Il accuse son concurrent de ne pas faire face aux obligations de la loi actuelle et de faire des pressions indues pour un changement législatif rapide, avant la fin de la session, au détriment d’un examen exhaustif par les parlementaires. Il réclame un processus parlementaire élargi et dans des délais plus longs pour réfléchir aux grands enjeux du secteur.
Power Corporation accorde 50 millions $ pour assurer la transition vers l’OBNL, mais l’actionnaire de contrôle de Québecor fait valoir que le montant ne représente que 89 000 $ par employé, alors que l’entreprise aurait accordé jusqu’à 5 ans de salaires à d’anciens employés autrefois en indemnités de départ. Donc, le conglomérat financier aurait pu verser bien plus, soit 275 millions $, a-t-il poursuivi.
«Échec patent»
Pierre Karl Péladeau soutient que le modèle de l’OBNL est loin d’assurer la pérennité de La Presse, tandis que lui a su faire faire le virage numérique à Québecor sans revendiquer d’avantage indu.
«La Presse est un échec patent et c’est une illustration de l’incompétence de sa direction, ils ont mal dirigé, ils n’ont pas pris les décisions appropriées pour leur média, ils ont essayé de vendre leur plateforme sur la planète, et aujourd’hui, on demande aux contribuables de prendre la place des actionnaires pour financer les pertes d’exploitation de ce média, c’est ça la réalité, il n’y en a pas d’autres.»
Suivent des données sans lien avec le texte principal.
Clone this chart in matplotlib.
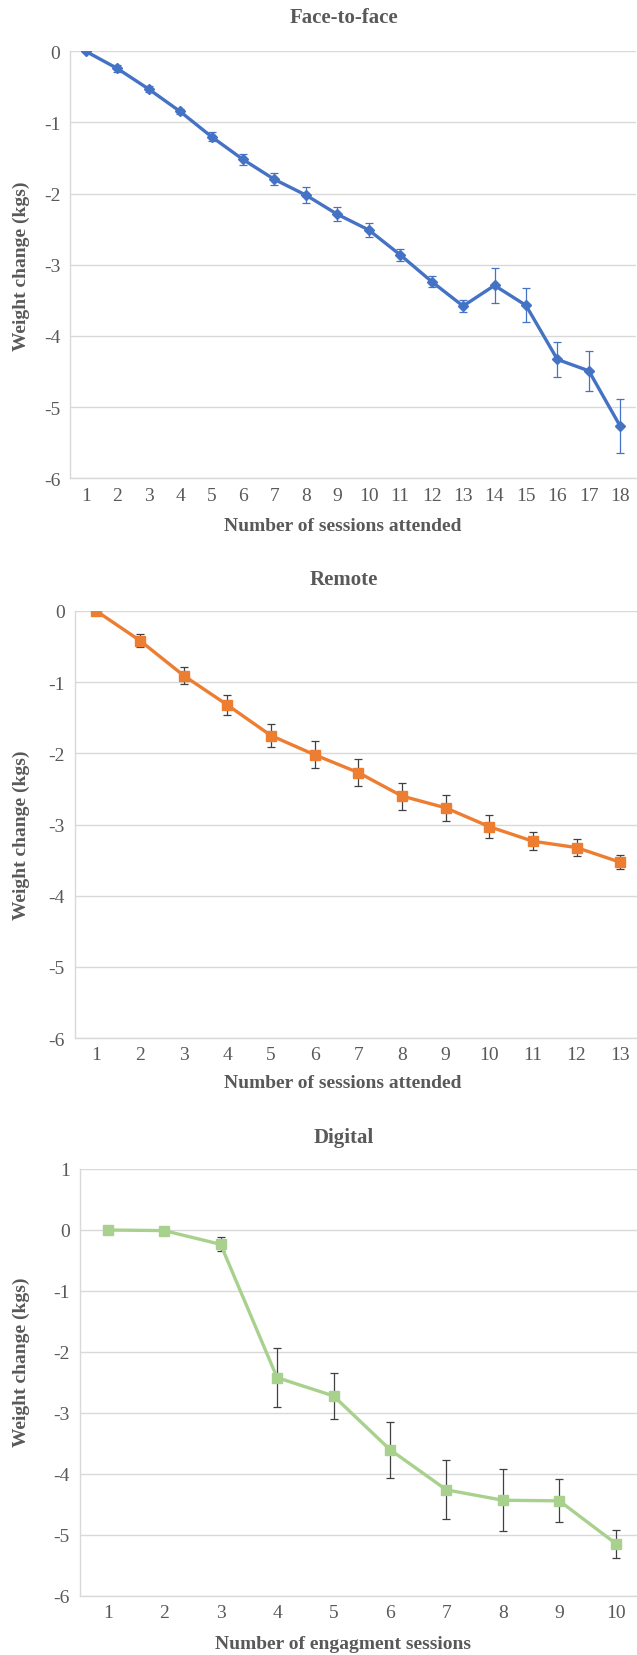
import matplotlib
matplotlib.use('Agg')
import matplotlib.pyplot as plt

# Face-to-face
f2f_sessions = list(range(1, 19))
f2f_change = [0, -0.24, -0.53, -0.845, -1.20, -1.52, -1.80, -2.02, -2.29, -2.51,
              -2.86, -3.235, -3.58, -3.29, -3.57, -4.33, -4.49, -5.27]
f2f_err = [0.01, 0.05, 0.04, 0.04, 0.065, 0.08, 0.085, 0.11, 0.10, 0.10,
           0.085, 0.078, 0.09, 0.25, 0.24, 0.25, 0.28, 0.38]

# Remote
remote_sessions = list(range(1, 14))
remote_change = [0, -0.416, -0.907, -1.32, -1.75, -2.02, -2.27, -2.60, -2.765,
                 -3.03, -3.235, -3.324, -3.53]
remote_err = [0.0, 0.094, 0.124, 0.14, 0.164, 0.19, 0.196, 0.19, 0.185,
              0.164, 0.127, 0.115, 0.10]

# Digital
digital_sessions = list(range(1, 11))
digital_change = [0, -0.01, -0.235, -2.42, -2.72, -3.60, -4.26, -4.43, -4.44, -5.14]
digital_err = [0.0, 0.0, 0.115, 0.48, 0.38, 0.46, 0.485, 0.51, 0.355, 0.23]

TXT = '#595959'
GRID = '#D9D9D9'
W, H = 637, 1656

plt.rcParams['font.family'] = ['Liberation Serif', 'DejaVu Serif']
plt.rcParams['axes.unicode_minus'] = False

fig = plt.figure(figsize=(W / 100, H / 100), dpi=100)


def add_panel(px_left, px_right, px_top, px_bottom, x, y, err, color, marker,
              msize, ecolor, ylim, title, title_y, xlabel, xlabel_y, ylabel_y):
    ax = fig.add_axes([px_left / W, 1 - px_bottom / H,
                       (px_right - px_left) / W, (px_bottom - px_top) / H])
    ax.errorbar(x, y, yerr=err, color=color, lw=2.4, marker=marker, ms=msize,
                ecolor=ecolor, elinewidth=0.9, capsize=2.8, capthick=0.9,
                zorder=3)
    ax.set_xlim(0.5, len(x) + 0.5)
    ax.set_ylim(*ylim)
    ax.set_xticks(x)
    ax.set_xticklabels([str(v) for v in x])
    ax.set_yticks(range(ylim[0], ylim[1] + 1))
    ax.yaxis.grid(True, color=GRID, lw=1.0)
    ax.set_axisbelow(True)
    for s in ['top', 'right']:
        ax.spines[s].set_visible(False)
    for s in ['left', 'bottom']:
        ax.spines[s].set_color(GRID)
        ax.spines[s].set_linewidth(1.0)
    ax.tick_params(length=0, labelsize=14, colors=TXT)
    ax.tick_params(axis='y', pad=7)
    ax.tick_params(axis='x', pad=6)
    fig.text(344 / W, 1 - title_y / H, title, ha='center', va='center',
             fontsize=15, fontweight='bold', color=TXT)
    fig.text(343 / W, 1 - xlabel_y / H, xlabel, ha='center', va='center',
             fontsize=14, fontweight='bold', color=TXT)
    fig.text(21 / W, 1 - ylabel_y / H, 'Weight change (kgs)', ha='center',
             va='center', rotation=90, fontsize=14, fontweight='bold',
             color=TXT)
    return ax


add_panel(70, 636, 52.3, 479.3, f2f_sessions, f2f_change, f2f_err,
          '#4472C4', 'D', 5, '#4472C4', (-6, 0),
          'Face-to-face', 18, 'Number of sessions attended', 527, 266)

add_panel(74.5, 642, 612, 1039, remote_sessions, remote_change, remote_err,
          '#ED7D31', 's', 6.5, '#404040', (-6, 0),
          'Remote', 580, 'Number of sessions attended', 1083, 835)

add_panel(79.5, 644, 1170, 1597, digital_sessions, digital_change,
          digital_err, '#A9D18E', 's', 6.5, '#404040', (-6, 1),
          'Digital', 1138, 'Number of engagment sessions', 1645, 1362)

fig.savefig('out.png', dpi=100)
Qui plus est, si l’OBNL doit compter sur la philanthropie de la grande entreprise, elle s’expose donc à une forme d’influence, a-t-il laissé entendre.
Et par ailleurs, l’OBNL est la «meilleure façon de camoufler les dépenses mal avisées», a dit M. Péladeau, en évoquant le cas de la Formule E à Montréal et l’OBNL «Montréal c’est électrique».
Le magnat de Québecor a reconnu lui-même que le nouvel univers numérique a entraîné de «fortes perturbations» dans le marché publicitaire des médias, que s’accaparent maintenant Facebook et Google.
Il a précisé que la constitution d’un OBNL n’était «clairement pas un objectif» de son entreprise, mais il a ajouté qu’il ne sait pas ce qui pourrait advenir dans cinq ou dix ans.
Urgence d’agir
Plus tôt en journée, autant Power Corporation, que la direction de La Presse, ont plaidé l’urgence d’agir. Ils ont rappelé que Google et Facebook accaparaient la moitié des revenus publicitaires au Canada il y a quelques années, alors que la proportion est maintenant de 80 pour cent.
«On ne peut pas attendre une année de plus», a affirmé le président de La Presse, Pierre Elliott Levasseur.
Le Parti québécois a demandé des garanties sur l’indépendance éditoriale de La Presse, mais la direction a laissé entendre qu’elle voulait conserver sa position éditoriale fédéraliste, tandis que le grand patron de Power Corporation, André Desmarais, a souhaité de même.
«Un journal qui consacre sa ligne éditoriale à combattre une formation politique fondée par René Lévesque, je trouve cela inacceptable, a fait savoir le leader parlementaire péquiste Pascal Bérubé. (…) Pour un député d’une formation légitime élue démocratiquement, qui n’est pas déshonorante, je trouve cela blessant.»
Des syndicats et la Fédération professionnelle des journalistes du Québec (FPJQ) ont pour leur part demandé à l’Assemblée nationale de ne pas s’ingérer dans les politiques rédactionnelles du média.
Unanimité nécessaire
La ministre de la Culture, Marie Montpetit, a clairement signifié la position du gouvernement, favorable à l’abrogation de la loi datant des années 1960. Elle a soutenu qu’il ne revenait pas aux élus de s’immiscer dans la direction, la structure ou la ligne éditoriale d’un média.
L’éditeur de La Presse, Guy Crevier, a pour sa part dit que le PQ lui avait donné l’assurance qu’il ne ferait pas obstacle à la démarche législative.
Cependant, il faut l’accord de tous les élus pour procéder avec cette procédure de dernière minute et la députée indépendante Martine Ouellet pourrait en quelque sorte poser un veto.
Rappelons que la société mère de La Presse détient une participation dans La Presse canadienne dans le cadre d’une entente conjointe avec une filiale du quotidien The Globe and Mail et l’éditeur Torstar.